# Stored data
◇ ◇ ◇ ◇

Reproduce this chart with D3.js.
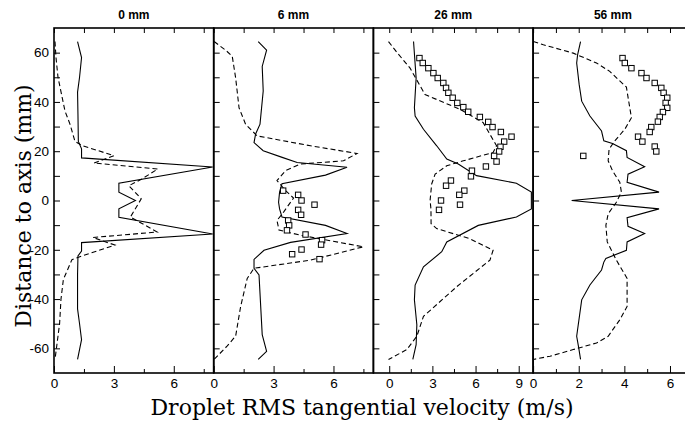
<!DOCTYPE html>
<html>
<head>
<meta charset="utf-8">
<script src="https://cdn.jsdelivr.net/npm/d3@7"></script>
<style>
  body { margin: 0; background: #fff; }
  .tick text { font-family: "Liberation Sans", Arial, sans-serif; font-size: 13.5px; fill: #000; }
</style>
</head>
<body>
<script>
// panel titles (distance from nozzle)
const titles = ["0 mm", "6 mm", "26 mm", "56 mm"];

// x domains and ticks for each panel
const xDomains = [[0, 8], [0, 8], [-1.1, 10], [0, 7]];
const xTicks = [
    [0, 1.5, 3, 4.5, 6, 7.5],
    [0, 1.5, 3, 4.5, 6, 7.5],
    [0, 1.5, 3, 4.5, 6, 7.5, 9],
    [0, 1, 2, 3, 4, 5, 6]
];
const xLabels = [[0, 3, 6], [0, 3, 6], [0, 3, 6, 9], [0, 2, 4, 6]];
const yTicks = [-60, -50, -40, -30, -20, -10, 0, 10, 20, 30, 40, 50, 60];
const yLabels = [-60, -40, -20, 0, 20, 40, 60];

// [distance to axis (mm), velocity (m/s)]
const solid0 = [[64.5,1.18],[58,1.38],[50,1.28],[44,1.18],[35,1.2],[24,1.22],[21,1.38],[17.3,1.38],[13.6,7.95],[7,3.25],[3.4,3.25],[0,4.08],[-3.4,3.25],[-6.8,3.25],[-13.6,7.95],[-17.1,1.38],[-20.5,1.38],[-22.5,1.2],[-30,1.18],[-44,1.18],[-50,1.28],[-56.5,1.38],[-64.5,1.18]];
const dash0 = [[64.5,0.05],[58,0.1],[50,0.2],[36.3,0.55],[31,0.8],[24,1.05],[22.3,1.4],[18.2,3.0],[15.2,2.0],[12.8,5.2],[8.7,4.4],[6,3.75],[0.7,4.37],[-6.7,3.83],[-12.8,5.17],[-15,1.95],[-18.1,3.05],[-22.5,1.4],[-24,0.9],[-32,0.47],[-40,0.35],[-50,0.28],[-64.5,0.05]];

const solid6 = [[64.5,2.23],[61,2.65],[54.4,2.43],[44.4,2.48],[31,2.32],[27,2.1],[23.5,2.02],[20.2,2.48],[17.5,3.43],[15.4,4.18],[13.5,6.68],[10.3,5.6],[6.8,3.42],[3.4,3.3],[-0.7,3.25],[-3.4,3.3],[-6.7,3.42],[-10.1,5.6],[-13.4,6.68],[-17,3.85],[-20.2,2.52],[-23.9,2.02],[-27.5,2.02],[-30.2,2.27],[-54.4,2.43],[-61.2,2.65],[-64.5,2.23]];
const dash6 = [[64.5,0.02],[61,0.6],[58.5,0.93],[49.7,1.1],[37.6,1.27],[30.9,1.6],[26.2,2.18],[22.2,4.85],[19.1,7.18],[16.1,6.5],[14.8,4.35],[12.1,3.6],[8.1,3.17],[4,3.6],[1,4.0],[-4.7,3.5],[-8.1,3.17],[-12,3.27],[-14.1,4.35],[-18.8,7.5],[-24.2,4.85],[-27.5,2.02],[-31.6,1.68],[-43,1.35],[-55,1.1],[-59,0.68],[-64.5,0.02]];
const exp6 = [[4.0,3.48],[2.3,4.23],[0,4.4],[-1.7,5.05],[-3.8,4.23],[-5.8,4.38],[-8.1,3.73],[-10.1,3.78],[-12.1,3.67],[-13.8,4.6],[-16.1,5.43],[-17.9,5.38],[-19.9,4.4],[-21.8,3.93],[-23.8,5.3]];

const solid26 = [[64.5,1.69],[49.7,1.87],[37.6,1.75],[34.3,1.8],[28.9,2.38],[22.2,3.3],[16.8,4.0],[14.8,4.8],[10.1,6.07],[7,8.84],[3.4,9.88],[-3.4,9.88],[-6.7,8.84],[-10.1,6.19],[-16.8,4.0],[-20.8,3.65],[-26.9,2.38],[-34.3,1.8],[-40.3,1.75],[-50.4,1.92],[-58.5,1.87],[-64.5,1.64]];
const dash26 = [[64.5,-0.05],[60,0.55],[53.7,1.45],[47,2.1],[43,2.49],[37,4.92],[31.6,6.53],[22.2,7.46],[19.5,7.22],[16.1,5.15],[14.1,4.0],[10.7,3.19],[6.7,2.95],[0,2.84],[-3.4,2.9],[-9.4,2.91],[-11.4,3.3],[-15.5,5.6],[-20.2,7.22],[-24.2,7.0],[-35,4.69],[-47,2.38],[-55.1,1.92],[-60.5,1.22],[-64.5,-0.05]];
const exp26 = [[57.8,2.1],[55.8,2.33],[53.7,2.72],[51.7,3.07],[49.7,3.37],[47.7,3.76],[45.7,3.95],[43.7,4.11],[41.7,4.41],[39.6,4.73],[37.9,5.15],[36,5.49],[33.9,6.3],[31.9,6.88],[29.8,7.18],[27.8,7.76],[25.9,8.5],[23.9,7.99],[21.8,7.73],[19.9,7.64],[18.1,7.29],[15.8,7.46],[13.8,6.72],[12.1,5.75],[9.8,5.68],[8.1,4.29],[6.0,3.95],[4.0,5.22],[2.3,4.87],[0,3.6],[-1.7,4.92],[-3.8,3.46]];

const solid56 = [[64.5,2.08],[59.1,1.95],[55.8,1.91],[47,2.02],[40.3,2.13],[34.3,2.49],[28.2,3.0],[24.2,3.1],[23.1,3.48],[20.2,4.09],[17.5,4.12],[13.7,4.89],[10.7,4.16],[7.4,4.12],[3.4,5.52],[0,1.69],[-3.4,5.52],[-7,4.12],[-10.5,4.16],[-13.4,4.89],[-16.8,4.12],[-20.2,4.09],[-23.5,3.19],[-25,3.1],[-28.2,3.0],[-34.3,2.49],[-40.3,2.13],[-55.1,1.91],[-59.8,2.0],[-64.5,2.08]];
const dash56 = [[64.5,0.01],[63.2,0.45],[59.8,1.76],[55.8,2.78],[52.4,3.36],[49.1,3.73],[46,4.09],[40.3,4.19],[33.6,4.31],[28.9,4.02],[24.2,3.58],[20.8,3.33],[16.1,3.29],[12.1,3.48],[7.4,3.8],[3.4,3.87],[-0.7,3.65],[-5.4,3.29],[-10.1,3.19],[-16.8,3.25],[-24.2,3.65],[-31.6,4.12],[-43,4.12],[-48.4,3.8],[-55.1,3.29],[-57.8,2.78],[-60.5,1.76],[-63.2,0.74],[-64.5,0.01]];
const exp56 = [[57.8,3.92],[55.8,4.02],[53.7,4.31],[51.7,4.75],[49.7,4.97],[47.7,5.33],[45.7,5.62],[43.7,5.72],[41.7,5.88],[39.6,5.81],[37.6,5.88],[35.9,5.69],[33.9,5.55],[32,5.47],[29.8,5.18],[27.8,5.11],[25.9,4.6],[23.9,4.79],[21.9,5.33],[19.9,5.4],[18.1,2.2]];

const solids = [solid0, solid6, solid26, solid56];
const dashes = [dash0, dash6, dash26, dash56];
const exps = [[], exp6, exp26, exp56];

const width = 685;
const height = 424;
const plotLeft = 54;
const plotTop = 28;
const plotBottom = 373;
const panelW = 159.7;

const svg = d3.select("body").append("svg")
    .attr("width", width)
    .attr("height", height);

const y = d3.scaleLinear().domain([-70, 70]).range([plotBottom, plotTop]);

for (let p = 0; p < 4; p++) {
    const x0 = plotLeft + p * panelW;
    const x = d3.scaleLinear().domain(xDomains[p]).range([x0, x0 + panelW]);
    const g = svg.append("g");

    // bottom axis, ticks pointing in
    const bAxis = g.append("g")
        .attr("transform", `translate(0,${plotBottom})`)
        .call(d3.axisBottom(x).tickValues(xTicks[p]).tickSize(-7).tickPadding(5)
            .tickFormat(d => xLabels[p].includes(d) ? d : ""));
    bAxis.selectAll(".tick line")
        .attr("y2", d => xLabels[p].includes(d) ? -7 : -4);

    // top axis
    g.append("g")
        .attr("transform", `translate(0,${plotTop})`)
        .call(d3.axisTop(x).tickValues(xTicks[p]).tickSize(-5).tickFormat(""));

    // left axis
    g.append("g")
        .attr("transform", `translate(${x0},0)`)
        .call(d3.axisLeft(y).tickValues(yTicks).tickSize(-6).tickPadding(5)
            .tickFormat(d => p === 0 && yLabels.includes(d) ? d : ""));

    g.selectAll(".domain").remove();
    g.selectAll(".tick line").attr("stroke", "#000").attr("stroke-width", 1);

    // frame
    g.append("rect")
        .attr("x", x0).attr("y", plotTop)
        .attr("width", panelW).attr("height", plotBottom - plotTop)
        .attr("fill", "none").attr("stroke", "#000").attr("stroke-width", 1.6);

    const clipId = "clip" + p;
    svg.append("clipPath").attr("id", clipId)
        .append("rect").attr("x", x0).attr("y", plotTop)
        .attr("width", panelW).attr("height", plotBottom - plotTop);

    const line = d3.line().x(d => x(d[1])).y(d => y(d[0]));

    g.append("path")
        .datum(solids[p])
        .attr("d", line)
        .attr("fill", "none")
        .attr("stroke", "#000")
        .attr("stroke-width", 1.1)
        .attr("clip-path", `url(#${clipId})`);

    g.append("path")
        .datum(dashes[p])
        .attr("d", line)
        .attr("fill", "none")
        .attr("stroke", "#000")
        .attr("stroke-width", 1.1)
        .attr("stroke-dasharray", "5,3")
        .attr("clip-path", `url(#${clipId})`);

    g.selectAll(".sq")
        .data(exps[p])
        .enter().append("rect")
        .attr("x", d => x(d[1]) - 2.7)
        .attr("y", d => y(d[0]) - 2.7)
        .attr("width", 5.4)
        .attr("height", 5.4)
        .attr("fill", "#fff")
        .attr("stroke", "#000")
        .attr("stroke-width", 1);

    // title
    svg.append("text")
        .attr("x", x0 + panelW / 2)
        .attr("y", 19)
        .attr("text-anchor", "middle")
        .attr("font-family", "Liberation Sans, Arial, sans-serif")
        .attr("font-weight", "bold")
        .attr("font-size", 12)
        .text(titles[p]);
}

// axis titles
svg.append("text")
    .attr("transform", `translate(31,206) rotate(-90)`)
    .attr("text-anchor", "middle")
    .attr("font-family", "DejaVu Serif, serif")
    .attr("font-size", 22)
    .text("Distance to axis (mm)");

svg.append("text")
    .attr("x", 362)
    .attr("y", 415)
    .attr("text-anchor", "middle")
    .attr("font-family", "DejaVu Serif, serif")
    .attr("font-size", 22)
    .text("Droplet RMS tangential velocity (m/s)");
</script>
</body>
</html>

◇ ◇ ◇ ◇

# Problem details
Extract, word for word, each line from the top of the data down to and including the line with "const yLabels = [-60, -40, -20, 0, 20, 40, 60];"; skip the pictures.

# Full answer
Reproduce this chart with D3.js.
<!DOCTYPE html>
<html>
<head>
<meta charset="utf-8">
<script src="https://cdn.jsdelivr.net/npm/d3@7"></script>
<style>
  body { margin: 0; background: #fff; }
  .tick text { font-family: "Liberation Sans", Arial, sans-serif; font-size: 13.5px; fill: #000; }
</style>
</head>
<body>
<script>
// panel titles (distance from nozzle)
const titles = ["0 mm", "6 mm", "26 mm", "56 mm"];

// x domains and ticks for each panel
const xDomains = [[0, 8], [0, 8], [-1.1, 10], [0, 7]];
const xTicks = [
    [0, 1.5, 3, 4.5, 6, 7.5],
    [0, 1.5, 3, 4.5, 6, 7.5],
    [0, 1.5, 3, 4.5, 6, 7.5, 9],
    [0, 1, 2, 3, 4, 5, 6]
];
const xLabels = [[0, 3, 6], [0, 3, 6], [0, 3, 6, 9], [0, 2, 4, 6]];
const yTicks = [-60, -50, -40, -30, -20, -10, 0, 10, 20, 30, 40, 50, 60];
const yLabels = [-60, -40, -20, 0, 20, 40, 60];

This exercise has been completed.